Exercise goal:
Check every line below for the string "this", and copy the lines that contain it.

Available data:
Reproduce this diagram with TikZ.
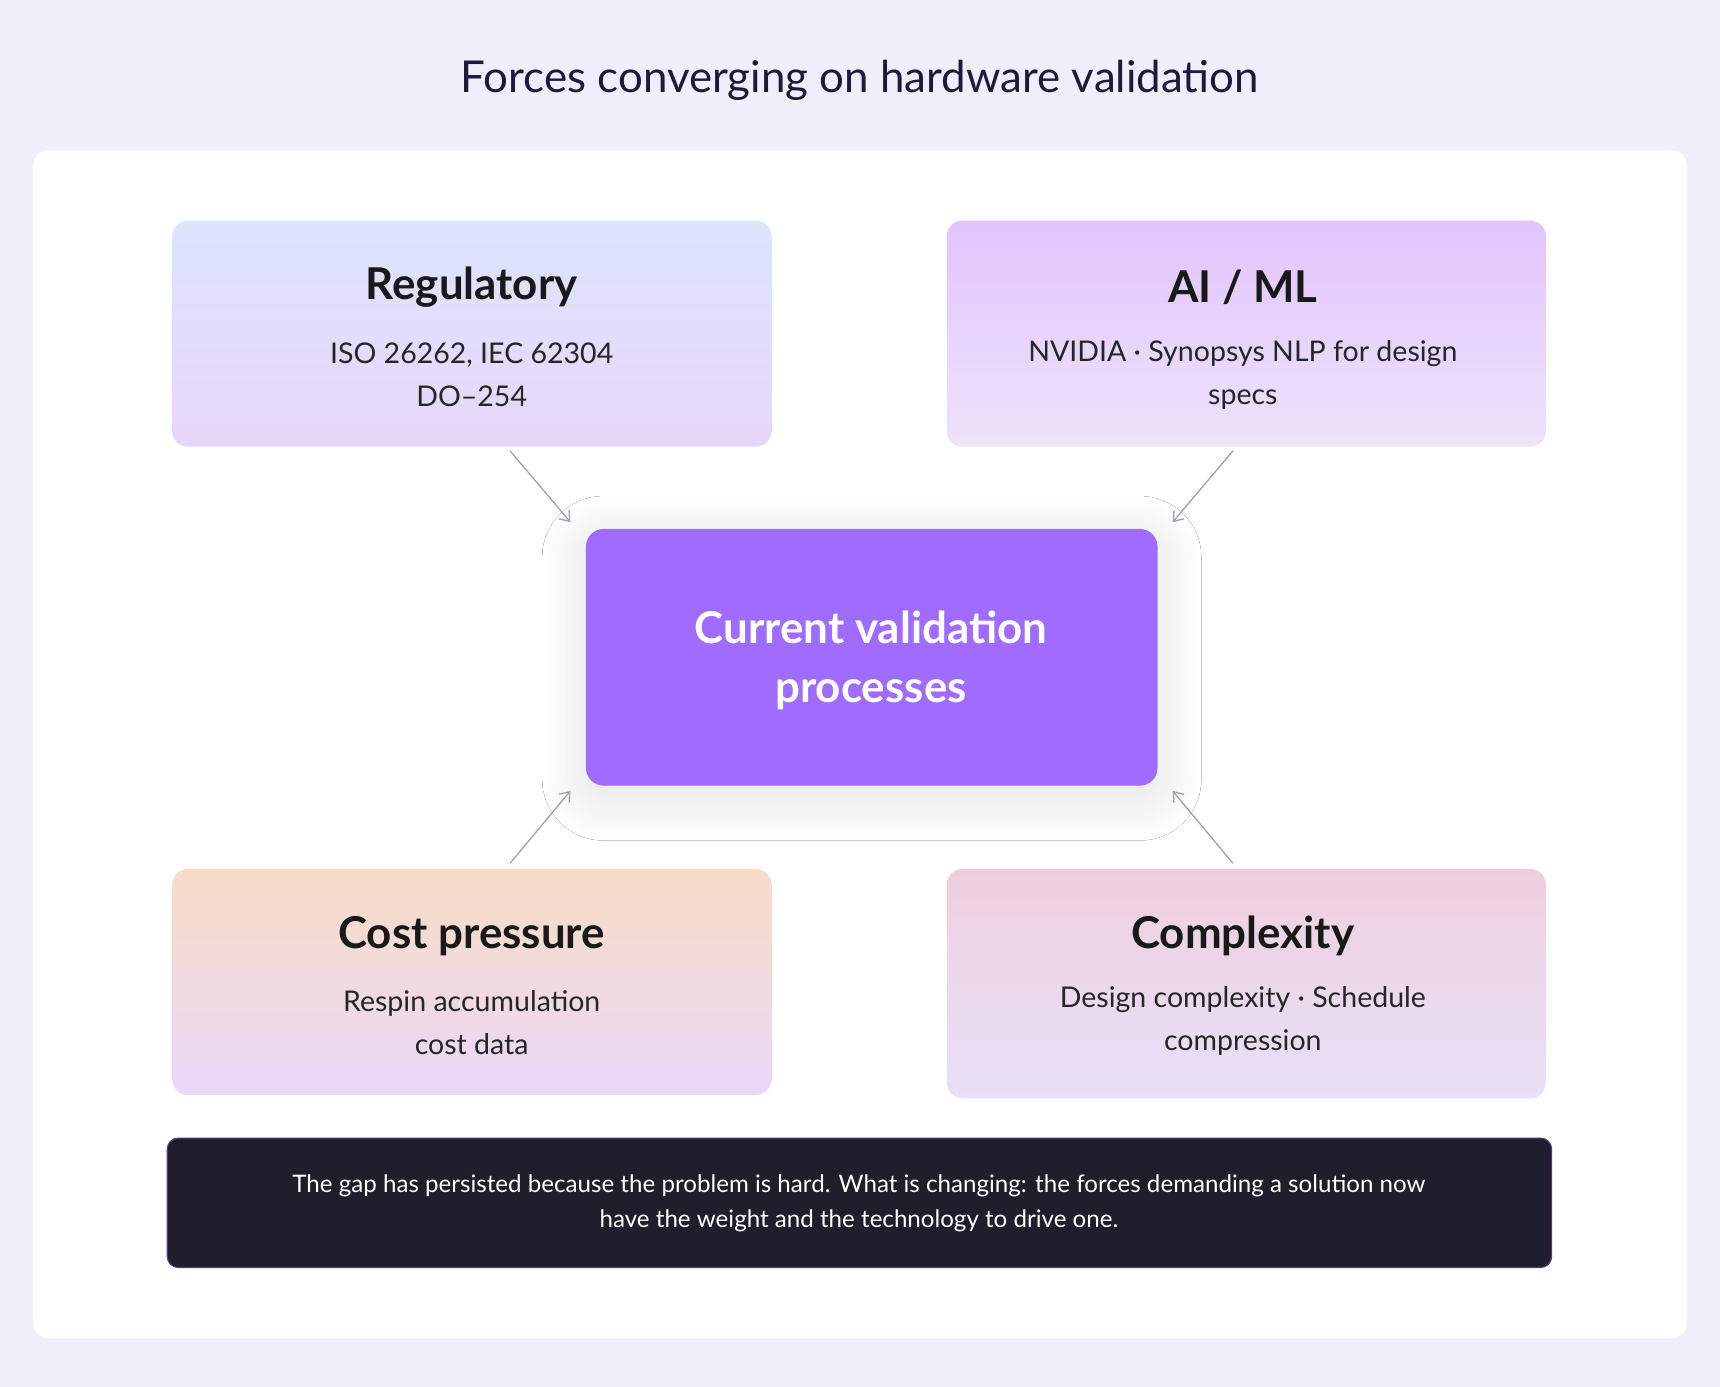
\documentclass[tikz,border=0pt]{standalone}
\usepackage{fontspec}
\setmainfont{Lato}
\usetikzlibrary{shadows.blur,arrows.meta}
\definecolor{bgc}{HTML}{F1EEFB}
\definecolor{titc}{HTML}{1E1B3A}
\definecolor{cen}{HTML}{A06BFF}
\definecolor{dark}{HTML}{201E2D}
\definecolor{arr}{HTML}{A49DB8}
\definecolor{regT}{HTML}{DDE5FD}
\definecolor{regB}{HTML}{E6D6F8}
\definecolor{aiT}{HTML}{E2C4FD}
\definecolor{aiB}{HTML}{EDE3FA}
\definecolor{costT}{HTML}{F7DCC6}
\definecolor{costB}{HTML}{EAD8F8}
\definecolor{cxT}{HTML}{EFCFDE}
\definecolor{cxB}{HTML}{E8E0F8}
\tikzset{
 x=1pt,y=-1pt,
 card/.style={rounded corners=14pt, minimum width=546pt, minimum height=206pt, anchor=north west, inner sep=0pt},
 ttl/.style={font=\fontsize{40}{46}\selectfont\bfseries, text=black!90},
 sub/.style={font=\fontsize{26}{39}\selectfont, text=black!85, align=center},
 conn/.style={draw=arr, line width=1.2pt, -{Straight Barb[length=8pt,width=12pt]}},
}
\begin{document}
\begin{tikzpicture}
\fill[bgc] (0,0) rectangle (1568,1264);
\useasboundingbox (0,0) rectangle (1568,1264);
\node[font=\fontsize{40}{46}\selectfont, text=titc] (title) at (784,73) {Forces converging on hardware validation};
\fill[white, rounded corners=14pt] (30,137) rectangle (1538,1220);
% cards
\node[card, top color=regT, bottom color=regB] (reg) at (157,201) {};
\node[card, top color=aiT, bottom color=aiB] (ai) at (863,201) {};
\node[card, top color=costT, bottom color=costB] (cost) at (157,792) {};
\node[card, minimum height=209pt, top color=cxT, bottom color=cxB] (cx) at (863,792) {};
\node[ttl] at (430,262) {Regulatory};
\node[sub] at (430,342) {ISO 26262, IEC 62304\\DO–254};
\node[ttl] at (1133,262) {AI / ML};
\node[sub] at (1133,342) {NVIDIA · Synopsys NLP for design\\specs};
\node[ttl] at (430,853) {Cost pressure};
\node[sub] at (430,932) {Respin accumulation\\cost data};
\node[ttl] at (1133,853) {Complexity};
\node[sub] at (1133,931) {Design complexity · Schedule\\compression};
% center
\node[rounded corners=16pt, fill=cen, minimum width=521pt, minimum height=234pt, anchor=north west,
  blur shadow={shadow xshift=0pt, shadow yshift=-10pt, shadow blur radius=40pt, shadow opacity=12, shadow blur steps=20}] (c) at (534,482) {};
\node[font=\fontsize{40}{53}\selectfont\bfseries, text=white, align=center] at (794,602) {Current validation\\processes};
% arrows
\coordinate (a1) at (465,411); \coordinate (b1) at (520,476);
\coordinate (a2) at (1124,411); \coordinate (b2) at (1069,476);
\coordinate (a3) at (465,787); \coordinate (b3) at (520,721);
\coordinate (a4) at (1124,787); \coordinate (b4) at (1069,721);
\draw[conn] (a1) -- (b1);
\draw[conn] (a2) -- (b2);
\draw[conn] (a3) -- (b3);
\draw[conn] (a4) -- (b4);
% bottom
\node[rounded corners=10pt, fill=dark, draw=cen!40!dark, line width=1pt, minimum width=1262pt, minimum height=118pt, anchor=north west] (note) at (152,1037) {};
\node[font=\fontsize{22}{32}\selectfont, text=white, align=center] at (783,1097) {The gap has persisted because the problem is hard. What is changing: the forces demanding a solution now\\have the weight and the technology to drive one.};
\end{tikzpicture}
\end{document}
* * *
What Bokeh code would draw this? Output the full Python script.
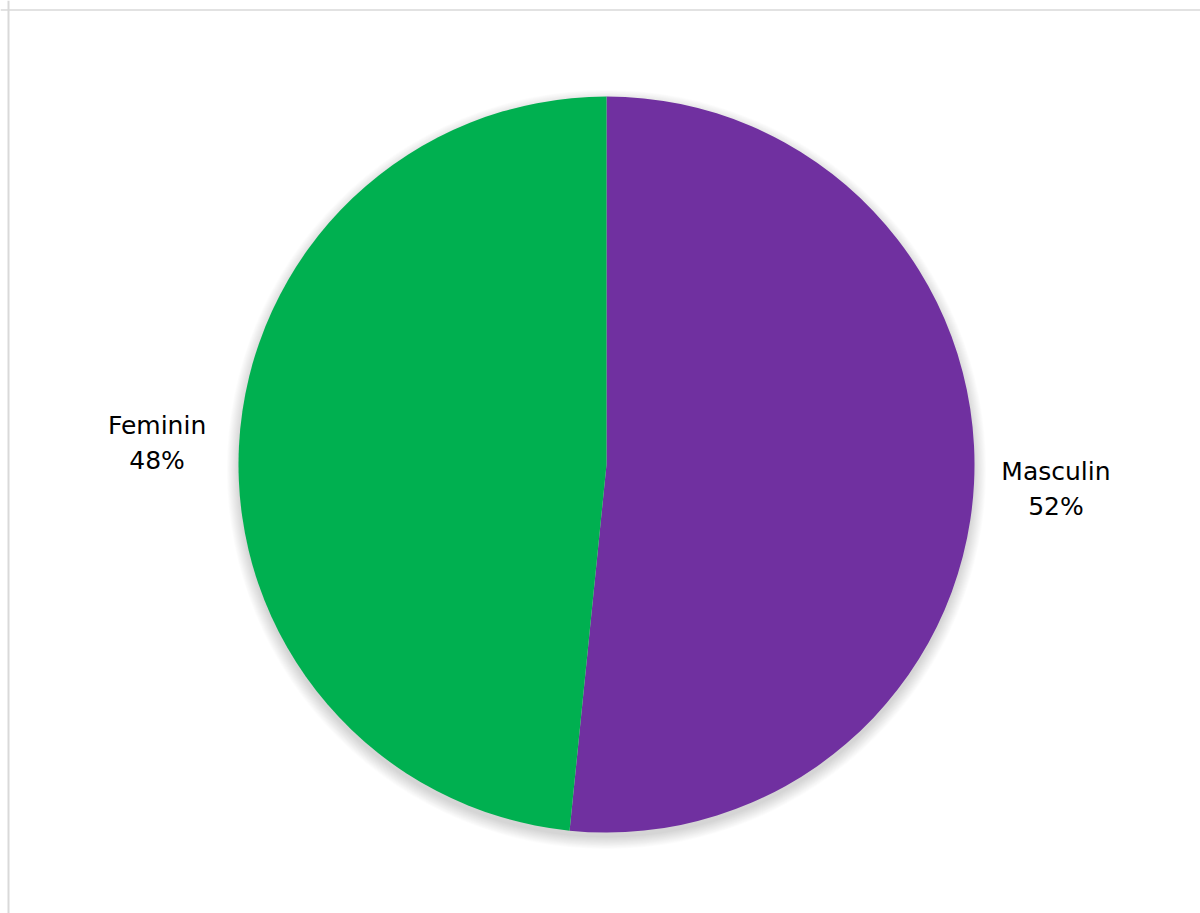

Written response:
Reproduce this diagram with TikZ.
What Bokeh code would draw this? Output the full Python script.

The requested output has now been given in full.